Selden Connor Gile (20 March 1877 – 8 June 1947) was an American painter who was mainly active in northern California between the early-1910s and the mid-1930s. He was the founder and leader of the Society of Six, a Bay Area group of artists known for their plein-air paintings and rich use of color, a quality that would later figure into the work of Bay Area figurative expressionists.

Though self-taught as a painter, Gile was most influenced in this exuberant use of color by the Fauves as well as the early French Impressionist paintings he saw at the Panama–Pacific International Exposition of 1915. It was those paintings that prompted a "dramatic change" from his early muted colors to those of his most successful period in the 1920s. In the mid-twenties, local exhibitions of European art added the Post-Impressionists and the Blue Four to the list of painters and paintings that had an influence on Gile's work.

Most of Gile's paintings until about 1927 are small canvases featuring California landscapes and coastline.

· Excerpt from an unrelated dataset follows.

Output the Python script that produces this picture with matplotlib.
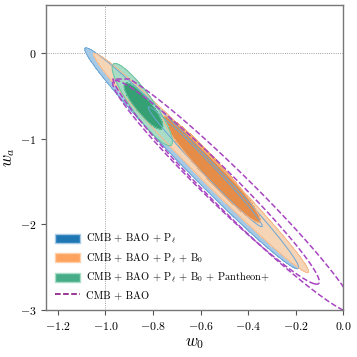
import numpy as np
import matplotlib
matplotlib.use('Agg')
import matplotlib.pyplot as plt
from matplotlib.patches import Patch
from matplotlib.lines import Line2D
from matplotlib.ticker import FuncFormatter

plt.rcParams['mathtext.fontset'] = 'cm'
plt.rcParams['font.family'] = 'serif'

labels = [r'CMB + BAO + $\mathrm{P}_\ell$',
          r'CMB + BAO + $\mathrm{P}_\ell$ + $\mathrm{B}_0$',
          r'CMB + BAO + $\mathrm{P}_\ell$ + $\mathrm{B}_0$ + Pantheon+',
          r'CMB + BAO']

# contour ellipses, [68%, 95%] per dataset:
# centre (w0, wa), half range in w0, half range in wa, correlation
blue_c0 = [-0.58, -0.637]
blue_ca = [-1.33, -1.23]
blue_r0 = [0.24, 0.45]
blue_ra = [0.70, 1.29]
blue_rho = [-0.99, -0.988]

orange_c0 = [-0.553, -0.597]
orange_ca = [-1.357, -1.285]
orange_r0 = [0.205, 0.452]
orange_ra = [0.62, 1.28]
orange_rho = [-0.965, -0.990]

green_c0 = [-0.84, -0.845]
green_ca = [-0.62, -0.603]
green_r0 = [0.082, 0.127]
green_ra = [0.27, 0.48]
green_rho = [-0.87, -0.90]

purple_c0 = [-0.535, -0.46]
purple_ca = [-1.51, -1.638]
purple_r0 = [0.435, 0.51]
purple_ra = [1.19, 1.397]
purple_rho = [-0.975, -0.9735]
purple_wa_max = -0.30   # prior edge of the CMB+BAO chain

fills = {'blue': ['#4a90c8', '#a6c9e6'],
         'orange': ['#e58d48', '#f6d4b6'],
         'green': ['#35a074', '#a9dcc6']}
edges = {'blue': '#6aa6d6', 'orange': '#f7b98a', 'green': '#6cc4a0'}


def ellipse_q(W0, WA, c0, ca, r0, ra, rho):
    x = (W0 - c0) / r0
    y = (WA - ca) / ra
    return (x**2 - 2 * rho * x * y + y**2) / (1 - rho**2)


w0 = np.linspace(-1.35, 0.3, 1000)
wa = np.linspace(-3.8, 0.7, 1000)
W0, WA = np.meshgrid(w0, wa)

fig = plt.figure(figsize=(3.57, 3.57), dpi=100)
ax = fig.add_axes([0.129, 0.132, 0.832, 0.854])

sets = [('blue', blue_c0, blue_ca, blue_r0, blue_ra, blue_rho),
        ('orange', orange_c0, orange_ca, orange_r0, orange_ra, orange_rho),
        ('green', green_c0, green_ca, green_r0, green_ra, green_rho)]

for name, c0, ca, r0, ra, rho in sets:
    # 95% first, then 68% on top
    for i in [1, 0]:
        q = ellipse_q(W0, WA, c0[i], ca[i], r0[i], ra[i], rho[i])
        ax.contourf(W0, WA, q, levels=[-1, 1], colors=[fills[name][i]])
        ax.contour(W0, WA, q, levels=[1], colors=[edges[name]], linewidths=0.7)

for i in [0, 1]:
    q = ellipse_q(W0, WA, purple_c0[i], purple_ca[i], purple_r0[i],
                  purple_ra[i], purple_rho[i])
    q = np.where(WA > purple_wa_max, 10.0, q)
    ax.contour(W0, WA, q, levels=[1], colors=['#a845c0'], linewidths=1.1,
               linestyles='--')

ax.axvline(-1.0, color='gray', ls=':', lw=0.6, zorder=0)
ax.axhline(0.0, color='gray', ls=':', lw=0.6, zorder=0)

ax.set_xlim(-1.25, 0.0)
ax.set_ylim(-3.0, 0.56)
ax.set_xticks([-1.2, -1.0, -0.8, -0.6, -0.4, -0.2, 0.0])
ax.set_yticks([-3, -2, -1, 0])
ax.xaxis.set_major_formatter(FuncFormatter(lambda v, p: r'$%.1f$' % v))
ax.yaxis.set_major_formatter(FuncFormatter(lambda v, p: r'$%d$' % round(v)))
ax.tick_params(labelsize=8.5, length=3.5, width=0.8, color='#555555')
for s in ax.spines.values():
    s.set_color('#777777')
    s.set_linewidth(1.0)

ax.set_xlabel(r'$w_0$', fontsize=12, labelpad=1)
ax.set_ylabel(r'$w_a$', fontsize=12, labelpad=2)

handles = [Patch(facecolor='#1f77b4', edgecolor='#a6c9e6'),
           Patch(facecolor='#fda35e', edgecolor='#fdd0ab'),
           Patch(facecolor='#46ad88', edgecolor='#a9dcc6'),
           Line2D([], [], color='purple', ls='--', lw=1.1)]
ax.legend(handles, labels, loc='lower left', frameon=False,
          prop={'family': 'cmr10', 'size': 7.5},
          handlelength=2.4, handleheight=0.95, labelspacing=0.5,
          handletextpad=0.5, borderaxespad=0.5)

fig.savefig('out.png', dpi=100)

Stylistically, along with the aforementioned vivid colors, Gile would use thick paint, "...applying loose, expressive brushstrokes of varying sizes." Rarely did his paintings contain people, instead "...Gile invested the contours of the land with sensual qualities others might save for depicting people." As opposed to the Impressionists, who would frequently return to the scene of a painting or do much of their work in the studio, Gile, along with the other Society of Six artists preferred to complete paintings outdoors usually in one sitting.

Selden Connor Gile was born on 20 March 1877 in Stow, Maine. He was the youngest of six children born to farmer James Henry Gile and his wife Ellen Alice Bemis who named him after the then-Governor of Maine, Seldon Connor. Though his siblings were boisterous, Gile "...was a temperate boy and notably shy with women. Like his brother Ellsworth, he displayed a love of nature, an indefatigable energy as a hiker, and a colorful imagination." After completing high school in Fryeburg in 1894, Gile went to live with his elder brother Frank. While there, he attended and graduated from Shaw's Business College in 1899. Following his graduation, Gile worked several jobs until General Marshall Wentworth, his father's commanding officer in the Union Army, set him up to work as a paymaster and clerk at a friend's ranch in Rocklin, California. The artist arrived on the west coast in either 1901 or 1903. Before he left, however, he painted what is considered his earliest known painting, a small New England landscape called Farm Scene dated 1900.